Canetti, Kien’in saplantısının, aynı zamanda kendi saplantısı da olduğunu söyler. Körleşme ’yi tamamladıktan sonra Canetti kendi edebî yaratımının kendisini ruhsal çökme noktasına getirdiğini anlatır.
“Kitabı bitirdikten sonra kendimi tükenmiş hissettim. Kitapları yaktığım için kendimi affedemiyordum. Herşey yanıp kül olmuştu. Suçlu bendim. Yıkıma ben sebep olmuştum. Ve bu facianın etkisinden kendimi kurtaramıyordum.“
Canetti’nin Kien için kurduğu mükemmel dünya darmadağan olunca üzerine titrediği kendi dünyasının da çökmesi Kien gibi onu da mahva sürüklenmiştir. İnsan ve hayat arasındaki bu karabasan ozmoz sonucunda, Canetti içine kapanır, Platonvari bir saflık arayışı içine girerek çürümüş olan insanlıkla bağlarını kopartmak ister. Marazî bir yalnızlığa gömülür.
Salman Rüşdi, Canetti’nin Kien'e hem özel hayatının mahremiyetini, hem de evinin her boş santimini kaplayan kitap raflarıyla kendi Babil kütüphanesini hibe ettiğini söyler.
“Ben Freud olsaydım kendimden kaçardım!"
Oidipus kompleksi, ölüm içgüüdüsü, kitlelerin davranışı, duyguların bastırılması Canetti’nin Freud öğretilerini benimsediğinin kanıtı olarak gösterilmektedir. Özellikle intihar olgusu Freud’un baskılama teorisi ya da insan yapısının dualistik yorumu ile açıklanmaktadır. Ancak Canetti Freud’un kuramlarıyla dalga da geçer. Ayrıca kitabın sonuna doğru ele alınan Avusturyalı düşünürlerinden Wieninger’ı hicvettiğini söylenen, “misogyny”, “kadın düşmanlığı” ile ilgili sayfalar baş karakterin normallik sınırlarını kaybettiğini, paranoyak sapkınlığa yatkınlaştığını göstermektedir.
Kurtuluş mümkün mü?
Kitlenin insanlığı adım adım mahva sürüklemekte  olduğu bir dönemde Kien medeniyetin simgesi olan kitaplarını ve onların temsil ettiği uygarlığı yıkımdan kurtarabilecek midir?
“Dört bir yana doğru büyüyen, yeri göğü ta ufka dek uzanan, tüm boşluğu dolduran bir kitap görüyordu şimdi. Çevresindeki kor halindeki ateş onu ağır ve sakin bir şekilde kemirmekteydi. Kitap da ses çıkarmaksızın dayanmaktaydı bu işkenceli ölüme. Çığlıklar yükseliyordu insanlardan; kitap ise ses çıkarmadan yanıyordu. Ermişlerle, din uğruna acı çekenler bağırmazlardı.” (S 59)
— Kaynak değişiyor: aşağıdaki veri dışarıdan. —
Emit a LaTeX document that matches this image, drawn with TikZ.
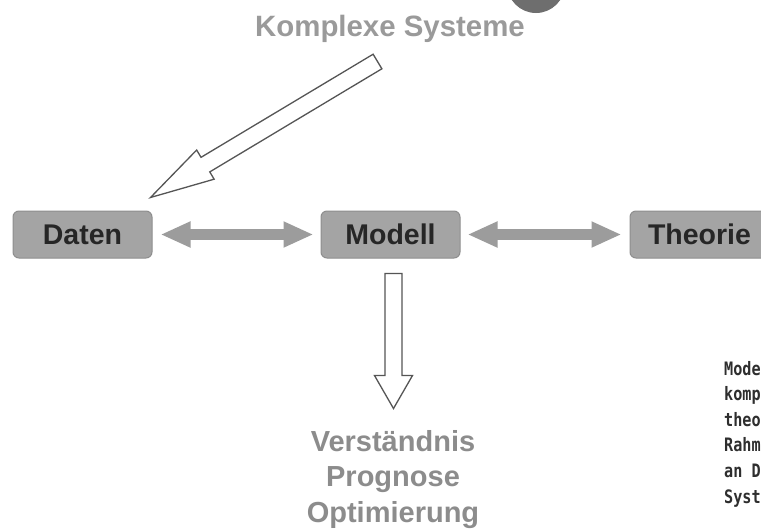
\documentclass[tikz,border=0pt]{standalone}
\usepackage{fontspec}
\setmainfont{Liberation Sans}
\newfontfamily\capfont{DejaVu Sans Mono}
\usetikzlibrary{positioning,calc,arrows.meta}
\definecolor{boxgray}{HTML}{A4A4A4}
\definecolor{boxedge}{HTML}{8E8E8E}
\definecolor{topgray}{HTML}{9A9A9A}
\definecolor{lowgray}{HTML}{8C8C8C}
\definecolor{arrowline}{HTML}{555555}
\definecolor{dotgray}{HTML}{6E6E6E}
\definecolor{captext}{HTML}{2E2E2E}
% hollow block arrow: from, to, half shaft, half head, head length
\newcommand{\hollowarrow}[5]{%
  \coordinate (hb) at ($(#2)!#5!(#1)$);
  \draw[hollow] ($(#1)!#3!90:(#2)$) -- ($(hb)!#3!90:(#2)$) -- ($(hb)!#4!90:(#2)$)
    -- (#2) -- ($(hb)!#4!-90:(#2)$) -- ($(hb)!#3!-90:(#2)$) -- ($(#1)!#3!-90:(#2)$) -- cycle;}
\tikzset{
  box/.style={draw=boxedge, line width=1pt, fill=boxgray, rounded corners=6pt,
    minimum width=139pt, minimum height=47pt, inner sep=0pt, text=black!85,
    font=\fontsize{28.5}{34}\selectfont\bfseries},
  dblarrow/.style={draw=boxgray!95!black, line width=11pt,
    {Triangle[length=30pt,width=24pt]}-{Triangle[length=30pt,width=24pt]}},
  hollow/.style={draw=arrowline, line width=1.3pt, fill=white, line join=miter}
}
\begin{document}
\begin{tikzpicture}[x=1pt,y=-1pt,node distance=168pt]
\clip (0,0) rectangle (761,528);
\fill[white] (0,0) rectangle (761,528);
\fill[dotgray] (536,-16) circle (29pt);

\node[anchor=base, inner sep=0pt, text=topgray, font=\fontsize{29.4}{34}\selectfont\bfseries]
  (ks) at (390,36) {Komplexe Systeme};

\node[box] (daten) at (82.5,234.5) {Daten};
\node[box, right=of daten] (modell) {Modell};
\node[box, right=169pt of modell] (theorie) {Theorie};

\draw[dblarrow, shorten <=8pt, shorten >=7pt] (daten) -- (modell);
\draw[dblarrow, shorten <=7pt, shorten >=8pt] (modell) -- (theorie);

% arrow from the systems down to the data
\coordinate (ks-out) at ($(ks.base)+(-12.5,25.5)$);
\coordinate (daten-in) at ($(daten.north east)+(-2,-13)$);
\hollowarrow{ks-out}{daten-in}{8.5pt}{17pt}{64pt}

% arrow from the model to the results
\coordinate (modell-out) at ($(modell.south)+(3,15)$);
\coordinate (result-in) at ($(modell.south)+(3,150)$);
\hollowarrow{modell-out}{result-in}{8.5pt}{19pt}{33pt}

\node[anchor=north, align=center, inner sep=0pt, text=lowgray,
  font=\fontsize{29}{35.5}\selectfont\bfseries] (result) at (393,430)
  {Verständnis\\Prognose\\Optimierung};

\node[anchor=north west, inner sep=0pt, text=captext,
  font=\capfont\bfseries\fontsize{18.5}{25.6}\selectfont] (caption) at (724,357)
  {\scalebox{0.82}[1]{\begin{tabular}{@{}l@{}}Mode\\komp\\theo\\Rahm\\an D\\Syst\end{tabular}}};
\end{tikzpicture}
\end{document}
Kien’nin çabaları boşunadır. Ne yazık ki binlerce yıllık kültür birikimi, ne kendisini ne de meteforik olarak temsil ettiği çağını kurtarabilecektir. İkinci Dünya Savaşı ile birlikte herşey devasa bir yangın yerinde mahvolup gidecektir.
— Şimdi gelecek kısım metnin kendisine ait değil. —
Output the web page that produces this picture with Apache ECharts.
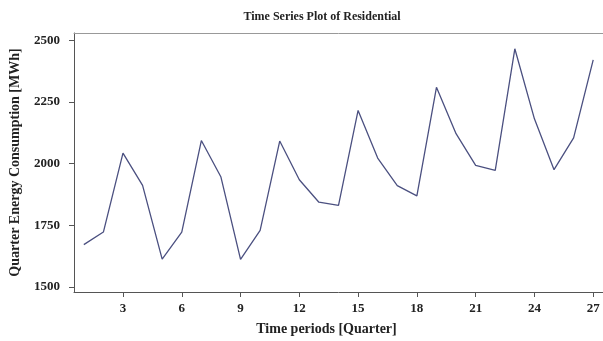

Yirminci yüzyılın grotesk bir destanını yazan Canetti  "Cervantes olmasa, Gogol olmasa, Dostoyevski olmasa, Büchner olmasa ben bir hiçtim: Ateşsiz, köşesiz bir ruh..." diyerek ustalarına saygılarını sunar,
Körleşme ile kendisi de, bu “tüm zamanların” ustaları arasına katılmıştır.